A 20×20 stone grid with a small 3×3 wooden frame being slid across it by a team of velociraptors. The frame highlights nine plots at a time. As the frame moves from position to position, the same velociraptor team performs the same computation at each location. Arrows show the scanning path across and down the grid

Training the Window

The nine weights of the 3×3 window were trained by the usual method: backward propagation. The training data consisted of thousands of 3×3 patches extracted from the forty training fields, each labelled with whether the centre plot was blighted or healthy. The weights adjusted to minimize the loss on these patches.

After training, Trviksha examined the learned weights. The nine numbers formed a recognisable shape: the centre weight was strongly negative, and the surrounding eight weights were moderately positive. The filter was computing, roughly, "are the neighbours blighted while the centre is not yet?" — an early-warning detector for blight spreading inward.

Trviksha: The window learned to detect the boundary of an advancing cluster. Plots surrounded by blight but not yet blighted themselves are the ones at highest risk. The window found this pattern on its own.

Kvrothja: That matches my experience. The edge of a cluster is where the blight moves next.

What Changed

The sliding-window approach achieved 88% accuracy on held-out fields — a substantial improvement over the 76% of the fully connected network. But the improvement was not just in accuracy. The errors were different.

The fully connected network had made bizarre errors — flagging healthy areas in one field because blight happened to appear in the same grid position in another field. The sliding-window network did not make this kind of error. Because it examined local patches with shared weights, it could not learn position-specific patterns. It could only learn what blight looked like locally, regardless of where in the field the locality was.

Trviksha: The old network confused "where" with "what." It learned that position 17 was dangerous because it had seen blight there before. The new network only knows "what" — what does a local patch of blight look like — and applies that knowledge everywhere.

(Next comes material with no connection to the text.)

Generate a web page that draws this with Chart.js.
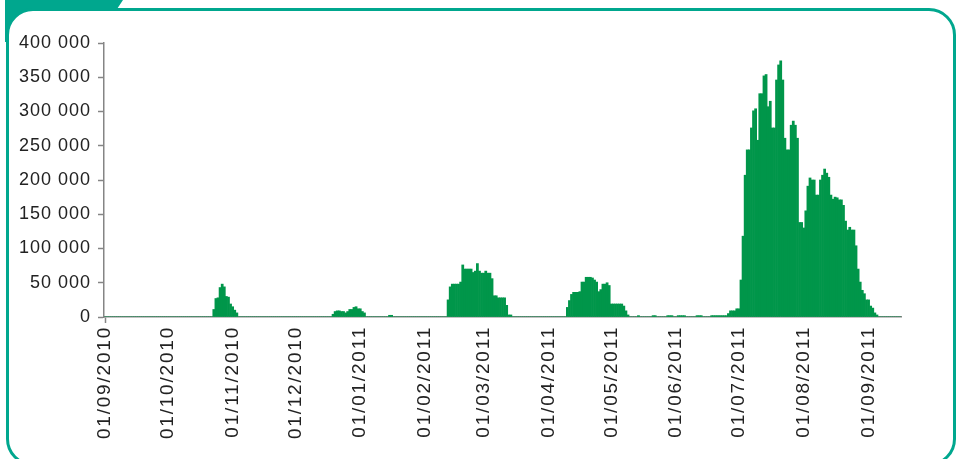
<!DOCTYPE html>
<html>
<head>
<meta charset="utf-8">
<script src="https://cdn.jsdelivr.net/npm/chart.js@4.4.1/dist/chart.umd.min.js"></script>
<style>
  html, body { margin: 0; padding: 0; background: #fff; overflow: hidden; }
  #tab {
    position: absolute; left: 5px; top: 0; width: 118px; height: 42px;
    background: #00a78e; z-index: 0;
    clip-path: polygon(0 0, 118px 0, 110px 12px, 40px 12px, 40px 42px, 0 42px);
  }
  #frame {
    position: absolute; left: 6px; top: 8px; width: 950px; height: 458px;
    box-sizing: border-box; border: 3px solid #00a78e; border-radius: 27px;
    background: #fff; z-index: 1;
  }
  #chart { position: absolute; left: 0; top: 0; z-index: 2; }
</style>
</head>
<body>
<div id="tab"></div>
<div id="frame"></div>
<canvas id="chart" width="957" height="459"></canvas>
<script>
// daily values, one array per month (01/09/2010 -> 16/09/2011)
var sep2010 = [0,0,0,0,0,0,0,0,0,0, 0,0,0,0,0,0,0,0,0,0, 0,0,0,0,0,0,0,0,0,0];
var oct2010 = [0,0,0,0,0,0,0,0,0,0, 0,0,0,0,0,0,0,0,0,0, 0,0,
  11000,27000,28000,43000,48000,44000,30000,29000,19000];
var nov2010 = [15000,10000,6000,0,0,0,0,0,0,0, 0,0,0,0,0,0,0,0,0,0, 0,0,0,0,0,0,0,0,0,0];
var dec2010 = [0,0,0,0,0,0,0,0,0,0, 0,0,0,0,0,0,0,0,
  4000,8000,9000,9000,8000,8000,6000,8000,11000,11000,14000,15000,12000];
var jan2011 = [12000,8000,6000,0,0,0,0,0,0,0, 0,0,0,0,2500,2500,0,0,0,0, 0,0,0,0,0,0,0,0,0,0, 0];
var feb2011 = [0,0,0,0,0,0,0,0,0,0, 0,
  25000,44000,48000,48000,48000,48000,51000,76000,70000,70000,70000,70000,65000,67000,78000,67000,64000];
var mar2011 = [64000,67000,64000,64000,56000,31000,31000,28000,28000,28000,28000,17000,3000,3000,
  0,0,0,0,0,0,0,0,0,0, 0,0,0,0,0,0,0];
var apr2011 = [0,0,0,0,0,0,0,0,0,
  14000,24000,33000,36000,36000,36000,37000,51000,51000,58000,58000,58000,57000,54000,51000,37000,40000,48000,48000,50000,46000];
var may2011 = [19000,19000,19000,19000,19000,19000,16000,9000,3000,0, 0,0,0,2000,0,0,0,0,0,0,
  2000,2000,0,0,0,0,0,2000,2000,2000, 0];
var jun2011 = [0,2000,2000,2000,2000,0,0,0,0,0, 2000,2000,2000,0,0,0,0,2000,2000,2000,
  2000,2000,2000,2000,2000,5000,9000,9000,9000,12000];
var jul2011 = [12000,54000,118000,207000,244000,244000,276000,301000,304000,258000,
  326000,326000,352000,354000,307000,315000,276000,276000,346000,368000,
  374000,346000,261000,244000,244000,280000,286000,280000,261000,138000, 138000];
var aug2011 = [130000,155000,191000,203000,200000,200000,178000,178000,200000,207000,
  216000,210000,204000,178000,172000,175000,174000,171000,171000,163000,
  140000,127000,131000,127000,127000,104000,70000,51000,39000,34000, 25000];
var sep2011 = [25000,16000,13000,6000,3000,0,0,0,0,0, 0,0,0,0,0,0];

var monthTicks = ['01/09/2010','01/10/2010','01/11/2010','01/12/2010','01/01/2011','01/02/2011',
  '01/03/2011','01/04/2011','01/05/2011','01/06/2011','01/07/2011','01/08/2011','01/09/2011'];

var yMax = 400000;
var yStep = 50000;

var barColor = '#00964a';
var axisColor = '#858585';
var textColor = '#222222';

var dailyValues = [].concat(sep2010, oct2010, nov2010, dec2010, jan2011, feb2011, mar2011,
  apr2011, may2011, jun2011, jul2011, aug2011, sep2011);

function formatDate(date){
  var dd = date.getDate();
  var mm = date.getMonth()+1;
  if(dd<10) {dd='0'+dd}
  if(mm<10) {mm='0'+mm}
  return dd+'/'+mm+'/'+date.getFullYear();
}

var dayLabels = [];
for (var i=0; i<dailyValues.length; i++) {
  var d = new Date(2010, 8, 1 + i);
  dayLabels.push(formatDate(d));
}

function isMonthTick(index){
  return monthTicks.indexOf(dayLabels[index]) !== -1;
}

function spaceThousands(v){
  return v.toString().replace(/\B(?=(\d{3})+(?!\d))/g, ' ');
}

// the reference text is set wider than Arial : y labels are drawn before the bars,
// x labels after them (ticks.z = 1), so each gets its own letter spacing
var letterSpacing = {
  id: 'letterSpacing',
  beforeDraw: function(chart){ chart.ctx.letterSpacing = '1px'; },
  beforeDatasetsDraw: function(chart){ chart.ctx.letterSpacing = '1.8px'; },
  afterDraw: function(chart){ chart.ctx.letterSpacing = '0px'; }
};

var ctx = document.getElementById('chart').getContext('2d');
var chart = new Chart(ctx, {
  type: 'bar',
  data: {
    labels: dayLabels,
    datasets: [{
      data: dailyValues,
      backgroundColor: barColor,
      borderWidth: 0,
      barPercentage: 1,
      categoryPercentage: 1
    }]
  },
  options: {
    responsive: false,
    animation: false,
    layout: { padding: { top: 43, right: 56, left: 0, bottom: 0 } },
    plugins: {
      legend: { display: false },
      tooltip: { enabled: false }
    },
    scales: {
      x: {
        grid: {
          drawOnChartArea: false,
          offset: false,
          tickLength: 6,
          tickWidth: 1.5,
          tickColor: function(c){ return isMonthTick(c.index) ? axisColor : 'rgba(0,0,0,0)'; }
        },
        border: { color: axisColor, width: 1.5 },
        ticks: {
          z: 1,
          autoSkip: false,
          maxRotation: 90,
          minRotation: 90,
          padding: 3,
          color: textColor,
          font: { family: 'Liberation Sans', size: 19 },
          callback: function(v, i){ return isMonthTick(i) ? dayLabels[i] : null; }
        },
        afterFit: function(s){ s.height = 142; }
      },
      y: {
        min: 0,
        max: yMax,
        grid: { drawOnChartArea: false, tickLength: 6, tickWidth: 1.5, tickColor: axisColor },
        border: { color: axisColor, width: 1.5 },
        ticks: {
          stepSize: yStep,
          padding: 7,
          color: textColor,
          font: { family: 'Liberation Sans', size: 18 },
          callback: function(v){ return spaceThousands(v); }
        },
        afterFit: function(s){ s.width = 104; }
      }
    }
  },
  plugins: [letterSpacing]
});
</script>
</body>
</html>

Blortz: The same eyes, looking at every part of the field.

Trviksha has invented the convolutional filter (also called a kernel) — the fundamental building block of convolutional neural networks (CNNs). A small set of weights slides across the entire input grid, applying the same computation at every position. This achieves translation invariance: the filter detects the same pattern regardless of where it appears. A blight cluster in the corner triggers the same response as one in the centre. The filter is small (3×3 = 9 weights), the grid is large (20×20 = 400 positions), but the same 9 weights are applied at every position. This was the key idea in Yann LeCun's 1989 work on handwritten digit recognition, which showed that convolutional networks could recognise digits regardless of their position in the image. Think about how you read text: you recognise the letter "e" whether it appears at the start or end of a word, at the top or bottom of a page. You do not have a separate "e-detector" for each possible position — you have one, and it works everywhere.